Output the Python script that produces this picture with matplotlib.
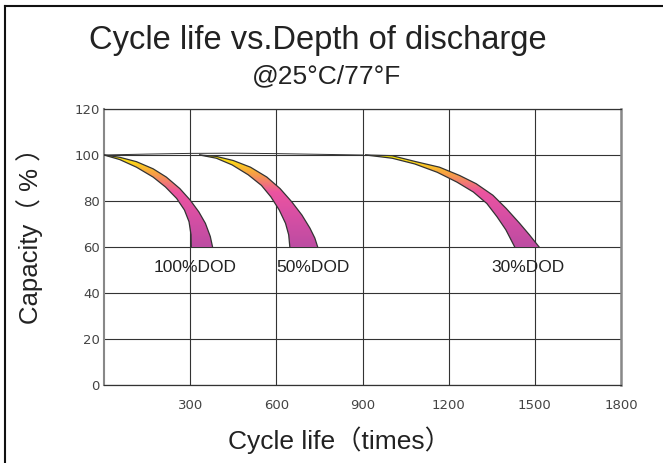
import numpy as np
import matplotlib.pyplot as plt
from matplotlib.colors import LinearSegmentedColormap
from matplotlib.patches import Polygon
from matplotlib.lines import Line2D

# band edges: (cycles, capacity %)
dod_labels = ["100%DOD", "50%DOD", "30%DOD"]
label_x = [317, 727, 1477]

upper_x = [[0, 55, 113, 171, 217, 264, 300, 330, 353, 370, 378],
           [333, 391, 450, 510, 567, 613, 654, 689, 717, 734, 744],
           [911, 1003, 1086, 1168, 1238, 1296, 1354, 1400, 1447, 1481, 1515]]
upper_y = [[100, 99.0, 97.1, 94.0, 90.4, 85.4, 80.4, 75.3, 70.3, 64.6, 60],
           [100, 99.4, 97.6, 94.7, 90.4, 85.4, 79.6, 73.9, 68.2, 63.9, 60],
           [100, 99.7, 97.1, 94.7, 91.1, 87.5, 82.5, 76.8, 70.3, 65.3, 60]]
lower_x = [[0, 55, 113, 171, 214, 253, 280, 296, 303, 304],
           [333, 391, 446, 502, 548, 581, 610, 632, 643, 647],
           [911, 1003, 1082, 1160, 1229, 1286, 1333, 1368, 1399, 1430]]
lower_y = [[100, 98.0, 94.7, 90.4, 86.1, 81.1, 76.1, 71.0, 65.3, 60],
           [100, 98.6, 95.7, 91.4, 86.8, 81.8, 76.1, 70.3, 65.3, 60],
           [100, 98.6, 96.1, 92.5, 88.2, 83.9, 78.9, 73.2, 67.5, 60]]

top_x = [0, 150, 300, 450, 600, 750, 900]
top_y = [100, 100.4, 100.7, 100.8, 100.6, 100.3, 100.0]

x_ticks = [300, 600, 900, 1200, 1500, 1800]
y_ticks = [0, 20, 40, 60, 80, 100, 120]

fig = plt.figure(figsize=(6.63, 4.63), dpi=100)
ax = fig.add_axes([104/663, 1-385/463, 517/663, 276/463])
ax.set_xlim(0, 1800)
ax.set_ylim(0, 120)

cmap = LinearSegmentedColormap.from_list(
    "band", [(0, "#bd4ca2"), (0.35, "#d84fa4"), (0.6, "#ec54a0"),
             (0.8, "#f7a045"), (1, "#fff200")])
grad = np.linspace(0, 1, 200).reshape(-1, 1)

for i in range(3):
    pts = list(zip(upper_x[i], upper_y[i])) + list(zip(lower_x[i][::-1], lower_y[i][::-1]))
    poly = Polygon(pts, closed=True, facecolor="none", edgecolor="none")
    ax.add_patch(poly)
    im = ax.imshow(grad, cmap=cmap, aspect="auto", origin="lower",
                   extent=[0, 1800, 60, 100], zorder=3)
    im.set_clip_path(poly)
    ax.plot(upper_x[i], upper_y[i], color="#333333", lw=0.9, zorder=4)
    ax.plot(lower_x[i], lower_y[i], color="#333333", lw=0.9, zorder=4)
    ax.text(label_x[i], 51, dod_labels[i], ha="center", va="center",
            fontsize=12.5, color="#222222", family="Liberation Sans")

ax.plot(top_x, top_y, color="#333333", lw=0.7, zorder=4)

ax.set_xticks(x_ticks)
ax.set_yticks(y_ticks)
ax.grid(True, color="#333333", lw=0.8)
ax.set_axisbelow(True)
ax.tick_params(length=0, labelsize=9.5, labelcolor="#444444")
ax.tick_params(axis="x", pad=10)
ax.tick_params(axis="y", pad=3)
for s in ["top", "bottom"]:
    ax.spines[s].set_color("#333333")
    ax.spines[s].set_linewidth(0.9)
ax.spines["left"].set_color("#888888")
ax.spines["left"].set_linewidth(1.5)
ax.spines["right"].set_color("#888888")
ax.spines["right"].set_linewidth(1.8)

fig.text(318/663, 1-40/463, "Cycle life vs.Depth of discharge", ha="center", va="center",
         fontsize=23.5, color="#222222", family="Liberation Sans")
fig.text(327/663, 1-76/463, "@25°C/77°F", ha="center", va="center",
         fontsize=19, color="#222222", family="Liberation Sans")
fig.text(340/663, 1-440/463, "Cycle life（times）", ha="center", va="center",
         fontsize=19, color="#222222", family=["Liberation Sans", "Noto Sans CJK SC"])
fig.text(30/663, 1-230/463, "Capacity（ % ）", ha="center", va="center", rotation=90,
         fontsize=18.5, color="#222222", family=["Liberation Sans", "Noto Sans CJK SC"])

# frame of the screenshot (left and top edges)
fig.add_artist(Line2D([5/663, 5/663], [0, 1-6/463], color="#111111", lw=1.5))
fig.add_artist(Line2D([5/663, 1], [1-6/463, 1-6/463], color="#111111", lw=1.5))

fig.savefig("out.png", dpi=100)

═══

PROMPT:
What is needed is an exact reproduction of the data, pictures excluded.

EXERCISE SOLUTION:
Output the Python script that produces this picture with matplotlib.
import numpy as np
import matplotlib.pyplot as plt
from matplotlib.colors import LinearSegmentedColormap
from matplotlib.patches import Polygon
from matplotlib.lines import Line2D

# band edges: (cycles, capacity %)
dod_labels = ["100%DOD", "50%DOD", "30%DOD"]
label_x = [317, 727, 1477]

upper_x = [[0, 55, 113, 171, 217, 264, 300, 330, 353, 370, 378],
           [333, 391, 450, 510, 567, 613, 654, 689, 717, 734, 744],
           [911, 1003, 1086, 1168, 1238, 1296, 1354, 1400, 1447, 1481, 1515]]
upper_y = [[100, 99.0, 97.1, 94.0, 90.4, 85.4, 80.4, 75.3, 70.3, 64.6, 60],
           [100, 99.4, 97.6, 94.7, 90.4, 85.4, 79.6, 73.9, 68.2, 63.9, 60],
           [100, 99.7, 97.1, 94.7, 91.1, 87.5, 82.5, 76.8, 70.3, 65.3, 60]]
lower_x = [[0, 55, 113, 171, 214, 253, 280, 296, 303, 304],
           [333, 391, 446, 502, 548, 581, 610, 632, 643, 647],
           [911, 1003, 1082, 1160, 1229, 1286, 1333, 1368, 1399, 1430]]
lower_y = [[100, 98.0, 94.7, 90.4, 86.1, 81.1, 76.1, 71.0, 65.3, 60],
           [100, 98.6, 95.7, 91.4, 86.8, 81.8, 76.1, 70.3, 65.3, 60],
           [100, 98.6, 96.1, 92.5, 88.2, 83.9, 78.9, 73.2, 67.5, 60]]

top_x = [0, 150, 300, 450, 600, 750, 900]
top_y = [100, 100.4, 100.7, 100.8, 100.6, 100.3, 100.0]

x_ticks = [300, 600, 900, 1200, 1500, 1800]
y_ticks = [0, 20, 40, 60, 80, 100, 120]

fig = plt.figure(figsize=(6.63, 4.63), dpi=100)
ax = fig.add_axes([104/663, 1-385/463, 517/663, 276/463])
ax.set_xlim(0, 1800)
ax.set_ylim(0, 120)

cmap = LinearSegmentedColormap.from_list(
    "band", [(0, "#bd4ca2"), (0.35, "#d84fa4"), (0.6, "#ec54a0"),
             (0.8, "#f7a045"), (1, "#fff200")])
grad = np.linspace(0, 1, 200).reshape(-1, 1)

for i in range(3):
    pts = list(zip(upper_x[i], upper_y[i])) + list(zip(lower_x[i][::-1], lower_y[i][::-1]))
    poly = Polygon(pts, closed=True, facecolor="none", edgecolor="none")
    ax.add_patch(poly)
    im = ax.imshow(grad, cmap=cmap, aspect="auto", origin="lower",
                   extent=[0, 1800, 60, 100], zorder=3)
    im.set_clip_path(poly)
    ax.plot(upper_x[i], upper_y[i], color="#333333", lw=0.9, zorder=4)
    ax.plot(lower_x[i], lower_y[i], color="#333333", lw=0.9, zorder=4)
    ax.text(label_x[i], 51, dod_labels[i], ha="center", va="center",
            fontsize=12.5, color="#222222", family="Liberation Sans")

ax.plot(top_x, top_y, color="#333333", lw=0.7, zorder=4)

ax.set_xticks(x_ticks)
ax.set_yticks(y_ticks)
ax.grid(True, color="#333333", lw=0.8)
ax.set_axisbelow(True)
ax.tick_params(length=0, labelsize=9.5, labelcolor="#444444")
ax.tick_params(axis="x", pad=10)
ax.tick_params(axis="y", pad=3)
for s in ["top", "bottom"]:
    ax.spines[s].set_color("#333333")
    ax.spines[s].set_linewidth(0.9)
ax.spines["left"].set_color("#888888")
ax.spines["left"].set_linewidth(1.5)
ax.spines["right"].set_color("#888888")
ax.spines["right"].set_linewidth(1.8)

fig.text(318/663, 1-40/463, "Cycle life vs.Depth of discharge", ha="center", va="center",
         fontsize=23.5, color="#222222", family="Liberation Sans")
fig.text(327/663, 1-76/463, "@25°C/77°F", ha="center", va="center",
         fontsize=19, color="#222222", family="Liberation Sans")
fig.text(340/663, 1-440/463, "Cycle life（times）", ha="center", va="center",
         fontsize=19, color="#222222", family=["Liberation Sans", "Noto Sans CJK SC"])
fig.text(30/663, 1-230/463, "Capacity（ % ）", ha="center", va="center", rotation=90,
         fontsize=18.5, color="#222222", family=["Liberation Sans", "Noto Sans CJK SC"])

# frame of the screenshot (left and top edges)
fig.add_artist(Line2D([5/663, 5/663], [0, 1-6/463], color="#111111", lw=1.5))
fig.add_artist(Line2D([5/663, 1], [1-6/463, 1-6/463], color="#111111", lw=1.5))

fig.savefig("out.png", dpi=100)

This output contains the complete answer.